As long as we are identified with the experience of lack, we will operate from a position of insecurity and fear.
As long as we believe that we are lacking, we will live in fear and desire.
We are constantly calling out to the world, "Fill me - I need another hit!" People try to fill the void with accomplishments, acquisitions, hopes, and dreams. But our holes are bottomless. No amount of material goods or achievements can ever remove the painful identification with lack that will always return in moments of doubt, boredom, crisis, or fear." Eric Gross from "Liberation from the Lie"
Do i have a feeling of lack?, now, sometimes, always?
How can i determine if i have lack?, or maybe a better question to 'reveal' if i have lack would be, "is any of my behaviour a response to lack?"
Answer is "of course."
When i am hungry i am responding to lack when i seek food.
But then, there are times when i think i am hungry but i recognise that eating is a substitute for another unspecified wanting.
When i feel cold i seek a coat or heater, but then i recognise that there are times when i feel cold and everybody else is feeling warm... More often i am taking my coat off while everybody else is keeping theirs' on. This is a case of responding to a lack of 'cool' (pun intended)
When i could use a took to facilitate a job, i am responding to a lack of finger strength to turn a nut, but i have a shed full of tools 'just in case'
At a more subtle level is the question "how does a sense of lack determine my identity?"
Before i get into "my identity", i need to reference "a sense of lack".
It is a 'sense' of lack that we are talking about. Actual lack isn't the issue here. It is perceived lack that is the issue. That is the lack, when filled, promises a feeling of satisfaction. In particular a feeling of satisfaction in how i feel about myself.

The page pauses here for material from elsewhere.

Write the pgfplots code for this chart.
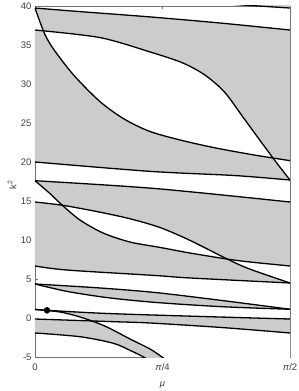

This bring me to "my identity". This is my 'sense' of me. The concept i hold of who/what i am. This concept was being formed from birth and an early lack was probably when i was prohibited from suckling my mothers breast. After that there were a profusion of frustrations where i was stopped from doing what i wanted or made to do what i didn't want to do. Maybe even more basic is the (possible) lack of security i felt when i was expelled from the womb.
Regardless of the details, i recognise a lifetime of trying to be 'more' than i thought i was.
Have things changed? Am i still 'ruled' by a sense of lack? Am i writing this from a sense of lack?
Certainly i experience from time to time overeating. i experience anger and frustration when politicians talk rot with an attitude of knowing. (and many other examples)
So yes, lack is still in my life. I cope with disapproval with hardly a raise of emotion these days. Overeating happens a lot less often than it used to.
i feel lack but have a choice about responding to it.
Meditation seems to be what has given me the space to 'see' situations more objectively. To see what i would have done automatically with enough space to decide to do something differently.
Vipassana Meditation in particular has shown me that pain is only partly physical. That pain when tolerated, it changes. To be more precise, my attitude to pain changes. The pain is still there (say the pain in the legs from sitting in one position for an hour) but i don't need to be ruled by it. In extreme cases the pain that i thought i couldn't tolerate any longer has transformed and become a doorway into amazing revelations.
It has shown me that suffering is the mental overlay placed on pain. That suffering is self perpetuating. We feel a pain then tell ourselves how bad it is going to be and respond to that. Sometimes building a large complex story with immense suffering.
i am standing. i am breathing. How wonderful is that? How amazing it that?
How can there be actual lack while that is happening?